A new program at the Alvin Ailey Dance Studio has Ailey-Fordham students moving in new directions—literally and figuratively.
Ailey Artistic Director Robert Battle has initiated New Directions Choreography Lab (NDCL) to help emerging choreographers develop new work. The program enlists highly trained Ailey students to work with them on the process as a purely creative experience, free from any type of restrictive expectation.
Recently, three Fordham students were given the opportunity to help up-and-coming choreographer Camille Brown actualize a dance-in-progress that she said was partly inspired by depictions of African Americans in a Subway sandwich commercial.
Fordham College at Lincoln Center sophomores Patrick Coker, Rachel Secrest and Jacquelin Harris were part of an ensemble that performed the three-part piece last semester at the Joan Weill Center for Dance on West 55th Street.
The student dancers collaborated with Brown on interpreting her vision of the history of African-American humor, its bald stereotyping and its use of caricature in minstrel shows and other venues.
Students were taught the choreography, which merged stereotypical movement, clichéd vocal riffs and vigorous modern dance steps, over a period of five weeks.
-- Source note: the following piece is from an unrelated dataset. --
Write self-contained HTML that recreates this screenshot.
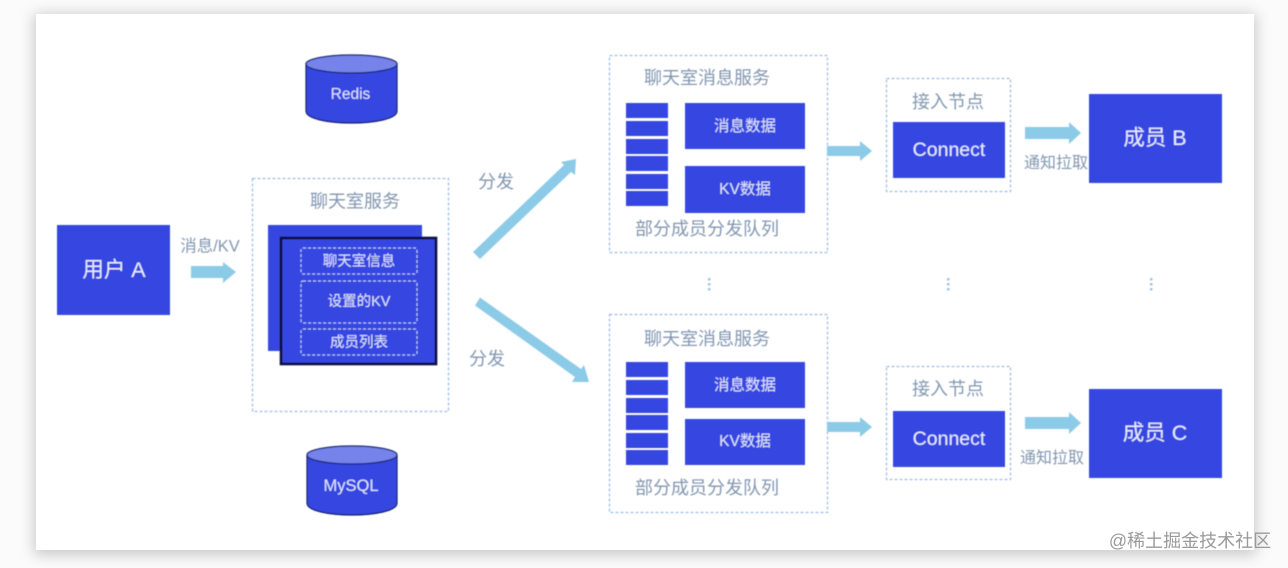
<!DOCTYPE html>
<html><head><meta charset="utf-8">
<style>
html,body{margin:0;padding:0;background:#fbfbfb;width:1288px;height:568px;overflow:hidden}
svg{display:block}
text{font-family:"Liberation Sans","Noto Sans CJK SC",sans-serif;text-anchor:middle}
.g{fill:#8296b0;font-size:18px}
.w{fill:#dfe4fb;font-size:14.500px}
.m{fill:#dfe4fb;font-size:15.500px}
.W{fill:#e8ebfc;font-size:21.500px}
.n{fill:#8296b0;font-size:16px}
.b{fill:#3546e0}
.d{fill:none;stroke:#a0bee9;stroke-width:1.3;stroke-dasharray:3 2}
.i{fill:none;stroke:#b9c3f3;stroke-width:1.2;stroke-dasharray:3 2}
.c{fill:#8ccbe8}
</style></head><body>
<svg width="1288" height="568" viewBox="0 0 1288 568" xmlns="http://www.w3.org/2000/svg">
<defs>
<filter id="s" x="-5%" y="-5%" width="110%" height="112%"><feGaussianBlur stdDeviation="7"/></filter>
<filter id="t" x="-5%" y="-5%" width="110%" height="110%"><feGaussianBlur stdDeviation="0.6"/></filter>
</defs>
<rect x="34" y="14" width="1222" height="541" fill="#777" opacity=".38" filter="url(#s)"/>
<rect x="36" y="14" width="1218" height="536" fill="#fff"/>
<g filter="url(#t)">
<!-- user A -->
<rect class="b" x="57" y="225" width="113" height="90"/>
<text class="W" x="114" y="277">用户  A</text>
<text class="n" x="210" y="251.500" style="font-size:16.500px">消息/KV</text>
<polygon class="c" points="191,266 223,266 223,262 236,272 223,283 223,278 191,278"/>

<!-- Redis -->
<path d="M306,64 V111 C306,127 397,127 397,111 V64 Z" fill="#3546e0" stroke="#15206e" stroke-width="1.2"/>
<ellipse cx="351.500" cy="64" rx="45.500" ry="9" fill="#7483ea" stroke="#15206e" stroke-width="1.2"/>
<text x="350.500" y="99" fill="#dfe4fb" style="font-size:15.500px">Redis</text>
<!-- MySQL -->
<path d="M307,455 V503 C307,519 397,519 397,503 V455 Z" fill="#3546e0" stroke="#15206e" stroke-width="1.2"/>
<ellipse cx="352" cy="455" rx="45" ry="9" fill="#7483ea" stroke="#15206e" stroke-width="1.2"/>
<text x="351" y="491" fill="#dfe4fb" style="font-size:16.500px">MySQL</text>

<!-- chat service -->
<rect class="d" x="252.500" y="178.500" width="196" height="233"/>
<text class="g" x="355" y="207.500">聊天室服务</text>
<rect class="b" x="268" y="225" width="154" height="126"/>
<rect class="b" x="281" y="238" width="155" height="126" stroke="#0a0f3c" stroke-width="2.600"/>
<rect class="i" x="301" y="248" width="116" height="26" rx="2"/>
<rect class="i" x="301" y="281" width="116" height="42" rx="2"/>
<rect class="i" x="301" y="329" width="116" height="26" rx="2"/>
<text class="w" x="359" y="266">聊天室信息</text>
<text class="w" x="359" y="306">设置的KV</text>
<text class="w" x="359" y="347">成员列表</text>

<!-- distribute arrows -->
<polygon class="c" points="473,252 564,165 561,162 576,159 575,175 571,172 480,259"/>
<polygon class="c" points="480,297.500 581,369 584,365 589,382 572,382 575,377 475,305.500"/>
<text class="g" x="496" y="188">分发</text>
<text class="g" x="487" y="365">分发</text>

<!-- top message service -->
<rect class="d" x="609.500" y="55.500" width="218" height="197"/>
<text class="g" x="707" y="84">聊天室消息服务</text>
<g class="b">
<rect x="626" y="103" width="42" height="15"/><rect x="626" y="121" width="42" height="15"/>
<rect x="626" y="139" width="42" height="15"/><rect x="626" y="156" width="42" height="15"/>
<rect x="626" y="174" width="42" height="15"/><rect x="626" y="191" width="42" height="15"/>
<rect x="685" y="103" width="120" height="46"/><rect x="685" y="166" width="120" height="47"/>
</g>
<text class="m" x="745" y="131">消息数据</text>
<text class="m" x="745" y="194">KV数据</text>
<text class="g" x="707" y="235">部分成员分发队列</text>

<!-- bottom message service -->
<rect class="d" x="609.500" y="314.500" width="218" height="198"/>
<text class="g" x="707" y="345">聊天室消息服务</text>
<g class="b">
<rect x="626" y="362" width="42" height="15"/><rect x="626" y="380" width="42" height="15"/>
<rect x="626" y="398" width="42" height="15"/><rect x="626" y="415" width="42" height="15"/>
<rect x="626" y="433" width="42" height="15"/><rect x="626" y="450" width="42" height="15"/>
<rect x="685" y="362" width="120" height="46"/><rect x="685" y="419" width="120" height="46"/>
</g>
<text class="m" x="745" y="390">消息数据</text>
<text class="m" x="745" y="446">KV数据</text>
<text class="g" x="707" y="494">部分成员分发队列</text>

<!-- arrows to connect -->
<polygon class="c" points="827,146 860,146 860,141 872,151 860,161 860,156 827,156"/>
<polygon class="c" points="827,422 860,422 860,417 872,427 860,437 860,432 827,432"/>

<!-- connect nodes -->
<rect class="d" x="886.500" y="78.500" width="124" height="113"/>
<text class="g" x="948" y="108">接入节点</text>
<rect class="b" x="893" y="122" width="112" height="56"/>
<text x="949" y="156" fill="#e8ebfc" style="font-size:19.500px">Connect</text>
<rect class="d" x="886.500" y="366.500" width="124" height="113"/>
<text class="g" x="948" y="395">接入节点</text>
<rect class="b" x="893" y="411" width="112" height="56"/>
<text x="949" y="445" fill="#e8ebfc" style="font-size:19.500px">Connect</text>

<!-- arrows to members -->
<polygon class="c" points="1025,127 1069,127 1069,122 1081,133 1069,144 1069,139 1025,139"/>
<polygon class="c" points="1025,417 1069,417 1069,412 1081,423 1069,434 1069,429 1025,429"/>
<text class="n" x="1056" y="168">通知拉取</text>
<text class="n" x="1052" y="463">通知拉取</text>

<!-- members -->
<rect class="b" x="1089" y="94" width="133" height="89"/>
<text class="W" x="1155" y="145">成员  B</text>
<rect class="b" x="1089" y="389" width="133" height="89"/>
<text class="W" x="1155" y="440">成员  C</text>

<!-- ellipses -->
<g fill="#9fc4e6">
<rect x="708" y="278" width="2.500" height="2.500"/><rect x="708" y="283" width="2.500" height="2.500"/><rect x="708" y="288" width="2.500" height="2.500"/>
<rect x="947" y="278" width="2.500" height="2.500"/><rect x="947" y="283" width="2.500" height="2.500"/><rect x="947" y="288" width="2.500" height="2.500"/>
<rect x="1150" y="278" width="2.500" height="2.500"/><rect x="1150" y="283" width="2.500" height="2.500"/><rect x="1150" y="288" width="2.500" height="2.500"/>
</g>
</g>
<!-- watermark -->
<text x="1190" y="547" fill="#9a9a9a" style="font-size:18px">@稀土掘金技术社区</text>
</svg>
</body></html>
During that time, they were encouraged to bring their own artistic expression to their dance, they said.
Secrest, a double major in dance and political science, said that the piece changed considerably from where it started. She valued the opportunity that NDCL had given her to go deeper into dance performance: Working with a choreographer on an emerging piece, she said, took her well “beyond technique.”
“It was really interesting to interpret, and hard,” Secrest said. “It was different from the normal Ailey training because this was a chance for us to build on our own artistry, which is important if you are working toward being a professional dancer.”
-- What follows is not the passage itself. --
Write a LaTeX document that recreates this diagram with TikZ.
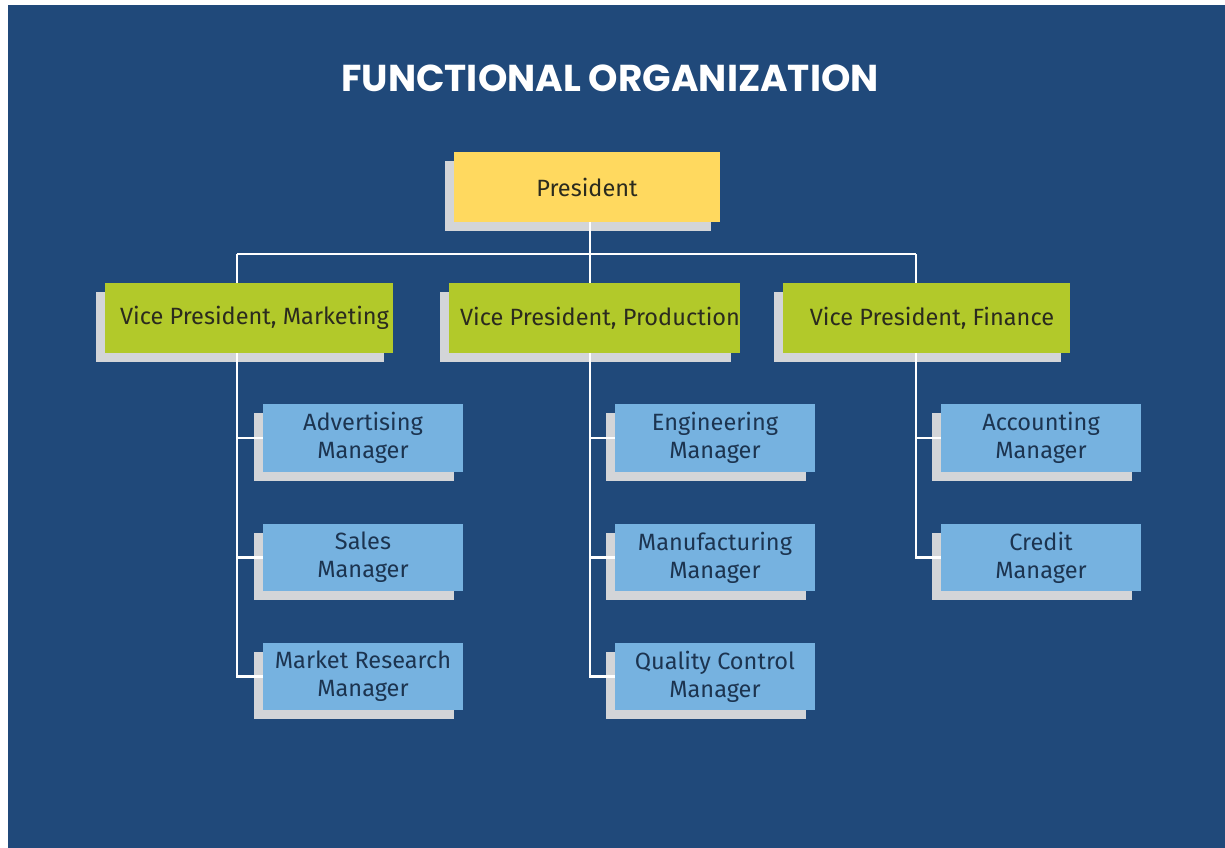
\documentclass[tikz,border=0pt]{standalone}
\usepackage{fontspec}
\setmainfont{Fira Sans}
\newfontfamily\titlefont{Poppins}
\usetikzlibrary{shadows}

\definecolor{bgblue}{HTML}{20497A}
\definecolor{presyellow}{HTML}{FFD95F}
\definecolor{vpgreen}{HTML}{B2C92A}
\definecolor{mgrblue}{HTML}{76B2E0}
\definecolor{shadowgray}{HTML}{D3D5D8}
\definecolor{darktext}{HTML}{2B2B1E}
\definecolor{navytext}{HTML}{1C3450}

\tikzset{
  box/.style={rectangle, inner sep=0pt, align=center,
    font=\fontsize{13.4}{15.9}\selectfont,
    general shadow={fill=shadowgray, shadow xshift=-0.18cm, shadow yshift=-0.18cm}},
  presbox/.style={box, fill=presyellow, text=darktext,
    minimum width=5.32cm, minimum height=1.4cm},
  vpbox/.style={box, fill=vpgreen, text=darktext,
    minimum width=5.76cm, minimum height=1.4cm,
    execute at begin node=\hspace*{0.22cm}},
  mgrbox/.style={box, fill=mgrblue, text=navytext,
    minimum width=4cm, minimum height=1.36cm},
  link/.style={draw=white, line width=1.2pt}
}

\begin{document}
\begin{tikzpicture}[x=0.02cm, y=-0.02cm]
    \useasboundingbox (0,0) rectangle (1225,848);
    \fill[white] (0,0) rectangle (1225,848);
    \fill[bgblue] (8,5) rectangle (1225,848);

    \node[text=white, font=\titlefont\bfseries\fontsize{21.3}{25}\selectfont] at (610,78) (title) {FUNCTIONAL ORGANIZATION};

    \node[presbox] at (587,187) (pres) {President};

    \node[vpbox] at (249,318) (vpm) {Vice President, Marketing};
    \node[vpbox] at (594.5,318) (vpp) {Vice President, Production};
    \node[vpbox] at (926.5,318) (vpf) {Vice President, Finance};

    \node[mgrbox] at (363,438) (adv) {Advertising\\Manager};
    \node[mgrbox] at (363,557.5) (sales) {Sales\\Manager};
    \node[mgrbox] at (363,676.5) (mkt) {Market Research\\Manager};

    \node[mgrbox] at (715,438) (eng) {Engineering\\Manager};
    \node[mgrbox] at (715,557.5) (manu) {Manufacturing\\Manager};
    \node[mgrbox] at (715,676.5) (qual) {Quality Control\\Manager};

    \node[mgrbox] at (1041,438) (acc) {Accounting\\Manager};
    \node[mgrbox] at (1041,557.5) (cred) {Credit\\Manager};

    % trunk points
    \coordinate (bus) at (590,254);
    \coordinate (busM) at (237,254);
    \coordinate (busF) at (916,254);

    \draw[link] (pres.south -| bus) -- (bus);
    \draw[link] (busM) -- (busF);
    \draw[link] (busM) -- (vpm.north -| busM);
    \draw[link] (bus) -- (vpp.north -| bus);
    \draw[link] (busF) -- (vpf.north -| busF);

    \draw[link] (vpm.south -| busM) |- (adv.west);
    \draw[link] (vpm.south -| busM) |- (sales.west);
    \draw[link] (vpm.south -| busM) |- (mkt.west);

    \draw[link] (vpp.south -| bus) |- (eng.west);
    \draw[link] (vpp.south -| bus) |- (manu.west);
    \draw[link] (vpp.south -| bus) |- (qual.west);

    \draw[link] (vpf.south -| busF) |- (acc.west);
    \draw[link] (vpf.south -| busF) |- (cred.west);
\end{tikzpicture}
\end{document}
Sophomore Jacquelin Harris said that the topic made her think about how movement related to the creation of character.
“There is a symbolism behind each step,” she said. “[It] caused me to be more than just a dancer, but also an actor.”
Brown expressed her appreciation of NDCL’s collaborative aspect.
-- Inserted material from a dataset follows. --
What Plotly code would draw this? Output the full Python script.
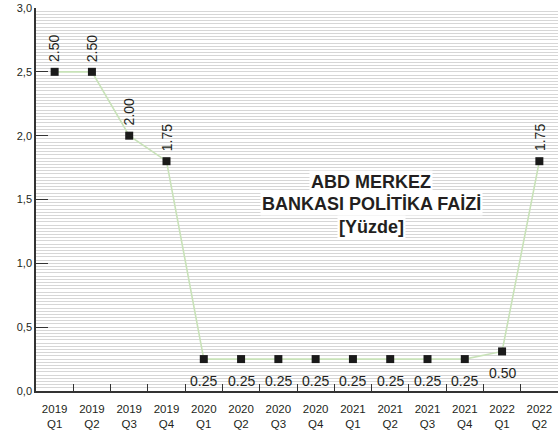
import plotly.graph_objects as go

# ---- data ----
years = ["2019", "2019", "2019", "2019", "2020", "2020", "2020", "2020",
         "2021", "2021", "2021", "2021", "2022", "2022"]
quarters = ["Q1", "Q2", "Q3", "Q4", "Q1", "Q2", "Q3", "Q4",
            "Q1", "Q2", "Q3", "Q4", "Q1", "Q2"]
# plotted positions
rates = [2.5, 2.5, 2.0, 1.8, 0.25, 0.25, 0.25, 0.25,
         0.25, 0.25, 0.25, 0.25, 0.31, 1.8]
# value labels printed on the chart
rate_labels = ["2.50", "2.50", "2.00", "1.75", "0.25", "0.25", "0.25", "0.25",
               "0.25", "0.25", "0.25", "0.25", "0.50", "1.75"]
# labels drawn vertically above the point (True) or horizontally below (False)
label_above = [True, True, True, True, False, False, False, False,
               False, False, False, False, False, True]
title_lines = ["ABD MERKEZ", "BANKASI POLİTİKA FAİZİ", "[Yüzde]"]
y_ticks = [0, 0.5, 1.0, 1.5, 2.0, 2.5, 3.0]

categories = [f"{y}<br>{q}" for y, q in zip(years, quarters)]

FONT = "Liberation Sans, Arial, sans-serif"
DARK = "#231f20"

fig = go.Figure()
fig.add_trace(go.Scatter(
    x=categories, y=rates, mode="lines+markers",
    line=dict(color="#c8e2b8", width=1.6),
    marker=dict(symbol="square", size=8, color="#1a1a1a"),
    hoverinfo="skip", showlegend=False,
))

annotations = []
for c, v, lab, above in zip(categories, rates, rate_labels, label_above):
    if above:
        annotations.append(dict(
            x=c, y=v, xref="x", yref="y", text=lab, showarrow=False,
            textangle=-90, xanchor="center", yanchor="bottom", yshift=8,
            font=dict(family=FONT, size=14, color=DARK),
        ))
    else:
        annotations.append(dict(
            x=c, y=v, xref="x", yref="y", text=lab, showarrow=False,
            xanchor="center", yanchor="top", yshift=-12,
            font=dict(family=FONT, size=14, color=DARK),
        ))

title_y = [0.545, 0.487, 0.428]
for txt, ty in zip(title_lines, title_y):
    annotations.append(dict(
        x=0.642, y=ty, xref="paper", yref="paper", text=f"<b>{txt}</b>",
        showarrow=False, xanchor="center", yanchor="middle",
        bgcolor="white", borderpad=1,
        font=dict(family=FONT, size=18, color=DARK),
    ))

fig.update_layout(
    width=560, height=433,
    margin=dict(l=36, r=2, t=8, b=42),
    paper_bgcolor="white", plot_bgcolor="white",
    separators=",.",
    font=dict(family=FONT, size=11, color=DARK),
    annotations=annotations,
    xaxis=dict(
        type="category", range=[-0.5, len(categories) - 0.5],
        showgrid=False, zeroline=False,
        showline=True, linecolor="#333333", linewidth=1.5,
        ticks="inside", ticklen=7, tickwidth=1.2, tickcolor="#333333",
        tickson="boundaries", ticklabelstandoff=6,
        tickfont=dict(family=FONT, size=11.5, color=DARK),
    ),
    yaxis=dict(
        range=[0, 3], tickvals=y_ticks, tickformat=".1f",
        showline=True, linecolor="#333333", linewidth=1.5,
        ticks="inside", ticklen=12, tickwidth=1.2, tickcolor="#333333",
        showgrid=True, gridcolor="#d6d6d6", gridwidth=1, zeroline=False,
        ticklabeloverflow="allow",
        minor=dict(dtick=0.025, tick0=0, showgrid=True,
                   gridcolor="#d6d6d6", gridwidth=1, ticks=""),
        tickfont=dict(family=FONT, size=11, color=DARK),
    ),
)

fig.write_html("out.html", config={"displayModeBar": False},
               post_script="document.body.style.margin='0';")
“This gave me the opportunity to work intensively to figure out what I am doing with the new piece,” she said. “It was amazing to have a creative playground.”
NDCL plans to support two new emerging choreographers every semester, offering Ailey-Fordham students a chance to stage cutting-edge choreography while earning their degrees. Students must try out at the beginning of each term for the choreographic labs. Those chosen are given credit for their participation.